Identifying Complex Trait-Related Genes Via Regulation-Informed Gene-Based Analyses

Binglan Li, University of Pennsylvania


While our understanding of dysregulated genes is essential for improvement of clinical care, the majority of complex trait-associated genetic variants (>90%) are located in noncoding regions of the human genome. Also connecting noncoding genetic variants to downstream affected genes is challenging. On the other hand, noncoding elements can regulate genes. Regulatory elements such as expression quantitative trait loci (eQTLs) provides a potential means to link noncoding genetic variants to affected genes and to explore complex disease mechanisms.

Transcriptome-wide association studies (TWAS) is a popular algorithm that exploits eQTLs to prioritize transcriptionally regulated genes from genome-wide association studies (GWAS). Transcriptional regulation is tissue-specific. However, it was unclear how biological properties of eQTLs and gene expression levels will affect the power of different TWAS methods. To answer this question, I designed and developed a novel data simulation framework that efficiently simulates variant, gene, and disease data according to designed relationships across multiple tissues simultaneously. The simulation showed that TWAS performance differed for tissue-specific genes and for genes that were expressed across all tissues. Thus, I put forth a tissue specificity-aware TWAS (TSA-TWAS) framework, validated its utility in clinical trials data, and promoted further suggestions for future TWAS regarding varied scenarios.

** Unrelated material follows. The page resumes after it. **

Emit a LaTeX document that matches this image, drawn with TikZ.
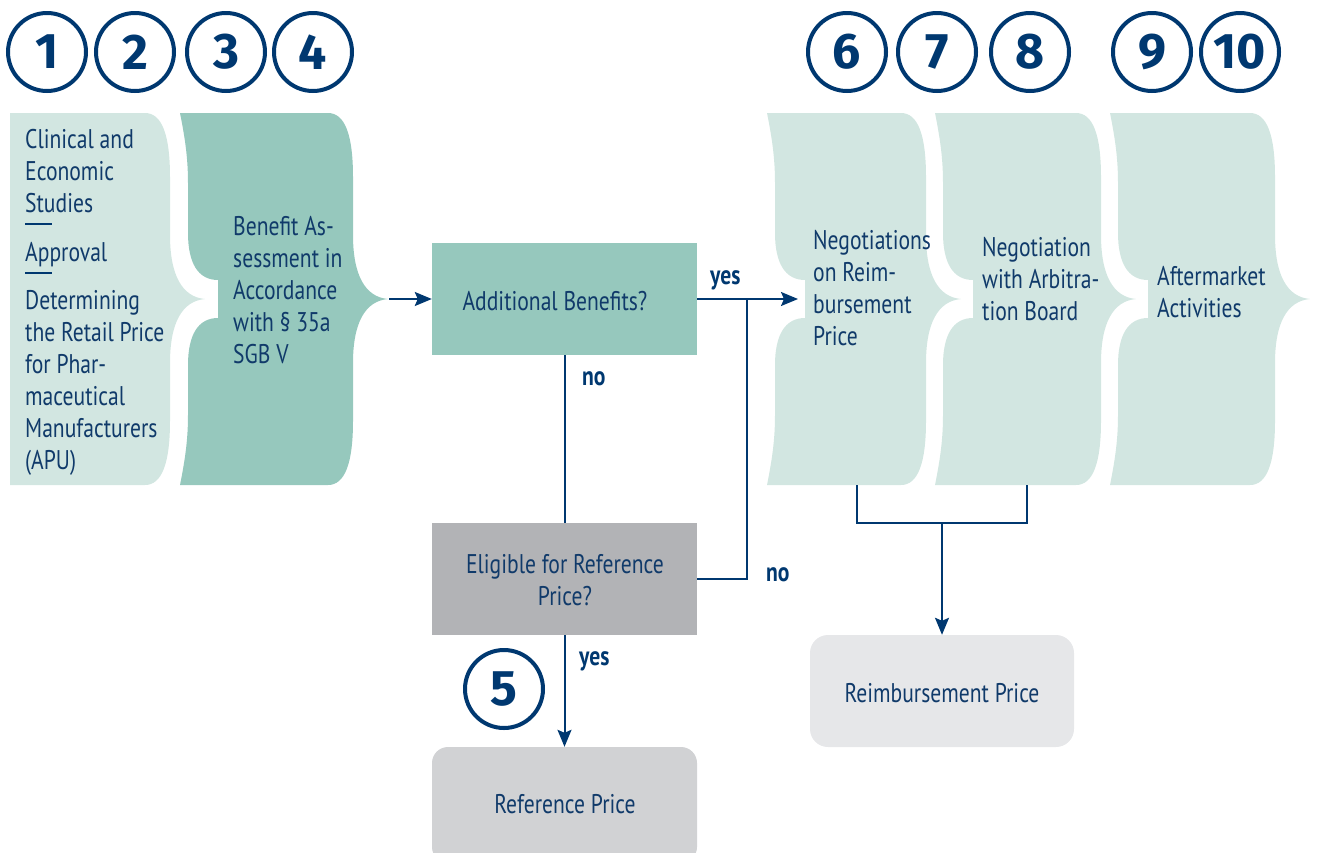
\documentclass[tikz,border=0pt]{standalone}
\usepackage{fontspec}
\setmainfont{PT Sans}[FakeStretch=0.8]
\newfontfamily\numfont{Fira Sans}
\usetikzlibrary{arrows.meta}
\definecolor{tlight}{RGB}{210,230,225}
\definecolor{tdark}{RGB}{150,200,189}
\definecolor{gmid}{RGB}{178,179,182}
\definecolor{glight}{RGB}{209,210,212}
\definecolor{gpale}{RGB}{230,231,233}
\definecolor{navy}{RGB}{0,56,112}
\definecolor{txt}{RGB}{16,58,106}
% right brace edge (top to bottom) of a block, body edge at x=#1
\newcommand{\bkRight}[1]{-- ({#1-25},113) .. controls ({#1-8},113) and (#1,135) .. (#1,177) -- (#1,235) .. controls (#1,275) and ({#1+12},297) .. ({#1+35},299) .. controls ({#1+12},301) and (#1,323) .. (#1,363) -- (#1,421) .. controls (#1,463) and ({#1-8},485) .. ({#1-25},485)}
% left notched edge (bottom to top) of a block, body edge at x=#1
\newcommand{\bkLeft}[1]{-- ({#1-8},485) .. controls ({#1-3},460) and (#1,440) .. (#1,415) -- (#1,365) .. controls (#1,335) and ({#1+10},318) .. ({#1+30},318) -- ({#1+30},280) .. controls ({#1+10},280) and (#1,263) .. (#1,233) -- (#1,183) .. controls (#1,158) and ({#1-3},138) .. ({#1-8},113)}
\begin{document}
\begin{tikzpicture}[x={(1pt,0pt)},y={(0pt,-1pt)},
  num/.style={circle,draw=navy,line width=4pt,minimum size=78pt,inner sep=0pt,text=navy,font=\numfont\bfseries\fontsize{50}{50}\selectfont},
  lbl/.style={inner sep=0pt,text=txt,font=\fontsize{27}{32}\selectfont},
  blbl/.style={inner sep=0pt,text=navy,font=\bfseries\fontsize{27}{32}\selectfont},
  box/.style={inner sep=0pt,minimum width=265pt,minimum height=112pt},
  ln/.style={draw=navy,line width=2pt},
  arr/.style={ln,-{Stealth[length=17pt,width=14pt,inset=3pt]}}]
\useasboundingbox (0,0) rectangle (1320,852);
% step numbers
\node[num] (n1) at (47,52) {1};
\node[num] (n2) at (135,52) {2};
\node[num] (n3) at (226,52) {3};
\node[num] (n4) at (313,52) {4};
\node[num] (n6) at (847,52) {6};
\node[num] (n7) at (937,52) {7};
\node[num] (n8) at (1030,52) {8};
\node[num] (n9) at (1152,52) {9};
\node[num] (n10) at (1240,52) {10};
\node[num] (n5) at (504,689) {5};
% process blocks
\fill[tlight] (10,485) -- (10,113) \bkRight{170} -- cycle;
\fill[tdark] (180,113) \bkRight{353} \bkLeft{188} -- cycle;
\fill[tlight] (767,113) \bkRight{926} \bkLeft{775} -- cycle;
\fill[tlight] (935,113) \bkRight{1101} \bkLeft{943} -- cycle;
\fill[tlight] (1110,113) \bkRight{1275} \bkLeft{1118} -- cycle;
% block texts
\node[lbl,anchor=base west] (t1a) at (25,148) {\begin{tabular}[t]{@{}l@{}}Clinical and\\Economic\\Studies\end{tabular}};
\draw[draw=navy,line width=1.2pt] (25,224) -- (52,224);
\node[lbl,anchor=base west] (t1b) at (25,261) {Approval};
\draw[draw=navy,line width=1.2pt] (25,273) -- (52,273);
\node[lbl,anchor=base west] (t1c) at (25,309) {\begin{tabular}[t]{@{}l@{}}Determining\\the Retail Price\\for Phar-\\maceutical\\Manufacturers\\(APU)\end{tabular}};
\node[lbl,anchor=base west] (t2) at (233,235) {\begin{tabular}[t]{@{}l@{}}Benefit As-\\sessment in\\Accordance\\with § 35a\\SGB V\end{tabular}};
\node[lbl,anchor=base west] (t6) at (813,249) {\begin{tabular}[t]{@{}l@{}}Negotiations\\on Reim-\\bursement\\Price\end{tabular}};
\node[lbl,anchor=base west] (t7) at (982,256) {\begin{tabular}[t]{@{}l@{}}Negotiation\\with Arbitra-\\tion Board\end{tabular}};
\node[lbl,anchor=base west] (t9) at (1157,285) {\begin{tabular}[t]{@{}l@{}}Aftermarket\\Activities\end{tabular}};
% decision and result boxes
\node[box,fill=tdark] (AB) at (564.5,299) {};
\node[lbl,anchor=base] (tAB) at (555,310) {Additional Benefits?};
\node[box,fill=gmid] (EL) at (564.5,579) {};
\node[lbl,anchor=base] (tEL) at (565,573) {\begin{tabular}[t]{@{}c@{}}Eligible for Reference\\Price?\end{tabular}};
\node[box,fill=glight,rounded corners=16pt,minimum height=116pt] (RP) at (564.5,805) {};
\node[lbl,anchor=base] (tRP) at (565,813) {Reference Price};
\node[box,fill=gpale,rounded corners=18pt,minimum width=264pt] (RB) at (942,691) {};
\node[lbl,anchor=base] (tRB) at (942,702) {Reimbursement Price};
% connector points
\coordinate (tip2) at (389,299);
\coordinate (in6) at (798,299);
\coordinate (jn) at (747,299);
\coordinate (b6) at (857,485);
\coordinate (b7) at (1027,485);
\coordinate (jb) at (942,523);
% connectors
\draw[arr] (tip2) -- (AB.west);
\draw[arr] (AB.east) -- (in6);
\draw[ln] (AB.south) -- (EL.north);
\draw[ln] (EL.east) -| (jn);
\draw[arr] (EL.south) -- (RP.north);
\draw[ln] (b6) |- (jb) -| (b7);
\draw[arr] (jb) -- (RB.north);
% labels
\node[blbl,anchor=base west] (yes1) at (710,284) {yes};
\node[blbl,anchor=base west] (no1) at (582,385) {no};
\node[blbl,anchor=base west] (no2) at (766,581) {no};
\node[blbl,anchor=base west] (yes2) at (579,665) {yes};
\end{tikzpicture}
\end{document}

Centralized biobanks, such as Penn Medicine Biobank (PMBB), and Electronic Medical Records and Genomics (eMERGE) network, have collected a plethora of biospecimen and disease diagnosis; and recruited participants of varied genetic ancestries. However, it is not clear how disease susceptibility genes are like for different genetic ancestries and categories of diseases. Based on the simulation of the thesis part one, I designed a framework that applies TWAS and other data integrative methods on multi-ancestry EHR-linked biobanks to identify ancestry-specific and cross-ancestry gene-disease associations under a discovery (eMERGE III network) and replication (PMBB) study design. This study characterized a multi-ancestry gene-disease connection landscape.

This thesis contributes (1) a novel multi-tissue variant-gene-trait simulation framework, comprehensive evaluation of TWAS and (2) a multi-ancestry gene-disease connection landscape. Together, the thesis helps improve the understanding of genetically regulated genes underlying complex diseases and promote translation of basic science discoveries to clinical health care.